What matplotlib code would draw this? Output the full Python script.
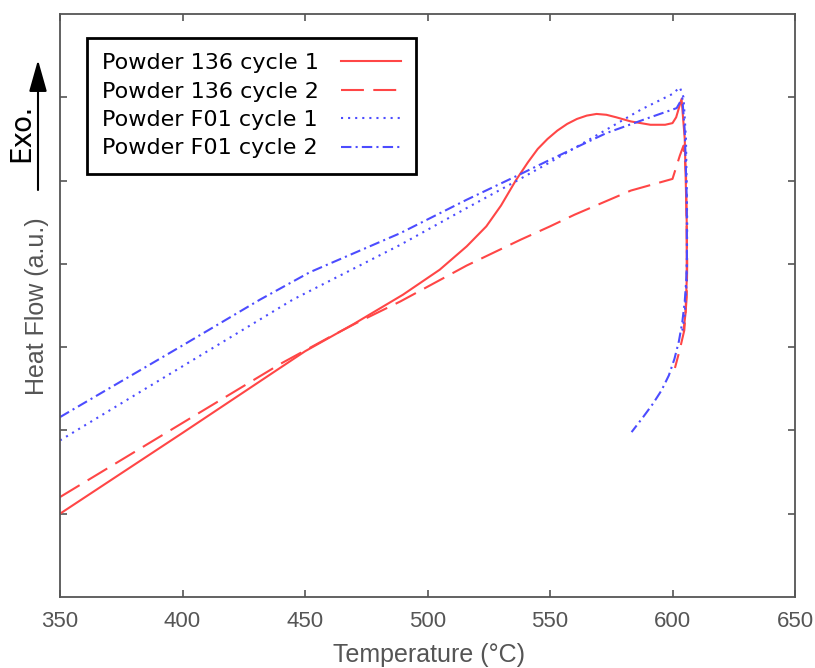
# DSC heat flow curves for two powders, two cycles each

import numpy as np
import matplotlib
matplotlib.use("Agg")
import matplotlib.pyplot as plt

# powder 136 cycle 1 (solid red)
t_136_c1 = [350, 400, 450, 470, 490, 505, 516, 524, 530, 536, 541, 545, 549, 553, 557, 561, 565, 569,
            573, 577, 583, 591, 597, 600, 601.5, 603.7, 605.0, 605.8, 605.8, 605.3, 604.5]
hf_136_c1 = [1.00, 1.97, 2.95, 3.28, 3.63, 3.93, 4.21, 4.45, 4.70, 5.00, 5.22, 5.38, 5.50, 5.60, 5.68, 5.74, 5.78, 5.80,
             5.79, 5.76, 5.71, 5.67, 5.67, 5.69, 5.76, 5.98, 5.50, 4.50, 3.80, 3.40, 3.20]

# powder 136 cycle 2 (dashed red)
t_136_c2 = [350, 400, 440, 450, 460, 471, 489, 516, 538, 550, 560, 583, 600, 603, 604.5,
            605.5, 606, 605.8, 604.8, 602.8, 601]
hf_136_c2 = [1.20, 2.09, 2.80, 2.96, 3.12, 3.29, 3.55, 3.98, 4.29, 4.45, 4.59, 4.88, 5.02, 5.30, 5.42,
             5.10, 4.00, 3.60, 3.20, 2.95, 2.75]

# powder F01 cycle 1 (dotted blue)
t_f01_c1 = [350, 400, 445, 489, 516, 536, 550, 570, 587, 600, 603, 604.5, 605.5, 606, 605.8, 605, 604]
hf_f01_c1 = [1.88, 2.77, 3.57, 4.23, 4.67, 4.99, 5.22, 5.56, 5.85, 6.04, 6.12, 6.00, 5.50, 4.50, 3.80, 3.40, 3.20]

# powder F01 cycle 2 (dash-dot blue)
t_f01_c2 = [350, 400, 431.6, 452, 489, 516, 536, 550, 573, 590, 601.7, 604, 605, 605.8, 605.9,
            605.6, 605.0, 604.0, 602.6, 600.8, 598.5, 595.5, 592, 588, 583.3]
hf_f01_c2 = [2.16, 3.02, 3.57, 3.90, 4.37, 4.77, 5.05, 5.25, 5.57, 5.75, 5.87, 5.99, 5.60, 4.80, 4.05,
             3.80, 3.55, 3.30, 3.07, 2.86, 2.66, 2.48, 2.32, 2.16, 1.98]

labels = ["Powder 136 cycle 1", "Powder 136 cycle 2", "Powder F01 cycle 1", "Powder F01 cycle 2"]
xticks = [350, 400, 450, 500, 550, 600, 650]

red = "#ff4646"
blue = "#4c4cff"
gray = "#555555"

fig = plt.figure(figsize=(8.15, 6.68), dpi=100)
W, H = 815, 668
ax = fig.add_axes([60 / W, 1 - 597 / H, (795 - 60) / W, (597 - 14) / H])

ax.plot(t_136_c1, hf_136_c1, color=red, lw=1.5, linestyle="-", label=labels[0])
ax.plot(t_136_c2, hf_136_c2, color=red, lw=1.5, linestyle=(0, (11, 4.5)), label=labels[1])
ax.plot(t_f01_c1, hf_f01_c1, color=blue, lw=1.5, linestyle=(0, (1, 2.4)), label=labels[2])
ax.plot(t_f01_c2, hf_f01_c2, color=blue, lw=1.5, linestyle=(0, (5, 2, 1, 2)), label=labels[3])

ax.set_xlim(350, 650)
ax.set_ylim(0, 7)
ax.set_xticks(xticks)
ax.set_yticks([1, 2, 3, 4, 5, 6])
ax.set_yticklabels([])
ax.tick_params(direction="in", length=5, width=1.2, color=gray, top=True, right=True,
               labelsize=16, labelcolor=gray, pad=10)
for lab in ax.get_xticklabels():
    lab.set_fontfamily("Liberation Sans")
for sp in ax.spines.values():
    sp.set_color(gray)
    sp.set_linewidth(1.3)

# axis labels placed by hand
fig.text(429 / W, 1 - 655 / H, "Temperature (°C)", ha="center", va="center",
         fontsize=18, color=gray, family="Liberation Sans")
fig.text(37 / W, 1 - 306 / H, "Heat Flow (a.u.)", ha="center", va="center", rotation=90,
         fontsize=18, color=gray, family="Liberation Sans")

# exotherm arrow
fig.text(21 / W, 1 - 133 / H, "Exo.", ha="center", va="center", rotation=90,
         fontsize=20, color="black", family="DejaVu Sans")
ax.annotate("", xy=(38 / W, 1 - 60 / H), xytext=(38 / W, 1 - 190 / H),
            xycoords="figure fraction", textcoords="figure fraction",
            arrowprops=dict(arrowstyle="-|>,head_length=1.95,head_width=0.55", color="black",
                            lw=1.5, mutation_scale=10, shrinkA=0, shrinkB=0),
            annotation_clip=False)

leg = ax.legend(loc="upper left", bbox_to_anchor=(87 / W, 1 - 38 / H), bbox_transform=fig.transFigure,
                borderaxespad=0, markerfirst=False, fancybox=False, framealpha=1,
                edgecolor="black", prop={"family": "DejaVu Sans", "size": 16},
                handlelength=2.7, handletextpad=1.0, labelspacing=0.38, borderpad=0.68)
leg.get_frame().set_linewidth(2)

# left-align the labels: widen the gap in shorter rows so handles line up
fig.canvas.draw()
r = fig.canvas.get_renderer()
widths = [t.get_window_extent(r).width for t in leg.get_texts()]
rows = leg._legend_handle_box.get_children()[0].get_children()
for row, w in zip(rows, widths):
    row.sep = row.sep + (max(widths) - w) * 72.0 / fig.dpi

fig.savefig("out.png", dpi=100)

**Direction:** Everything from the first line to the line with "5.98, 5.50, 4.50, 3.80, 3.40, 3.20]" must be repeated exactly, and nothing else. Leave the pictures out.

**Output for this exercise:**
What matplotlib code would draw this? Output the full Python script.
# DSC heat flow curves for two powders, two cycles each

import numpy as np
import matplotlib
matplotlib.use("Agg")
import matplotlib.pyplot as plt

# powder 136 cycle 1 (solid red)
t_136_c1 = [350, 400, 450, 470, 490, 505, 516, 524, 530, 536, 541, 545, 549, 553, 557, 561, 565, 569,
            573, 577, 583, 591, 597, 600, 601.5, 603.7, 605.0, 605.8, 605.8, 605.3, 604.5]
hf_136_c1 = [1.00, 1.97, 2.95, 3.28, 3.63, 3.93, 4.21, 4.45, 4.70, 5.00, 5.22, 5.38, 5.50, 5.60, 5.68, 5.74, 5.78, 5.80,
             5.79, 5.76, 5.71, 5.67, 5.67, 5.69, 5.76, 5.98, 5.50, 4.50, 3.80, 3.40, 3.20]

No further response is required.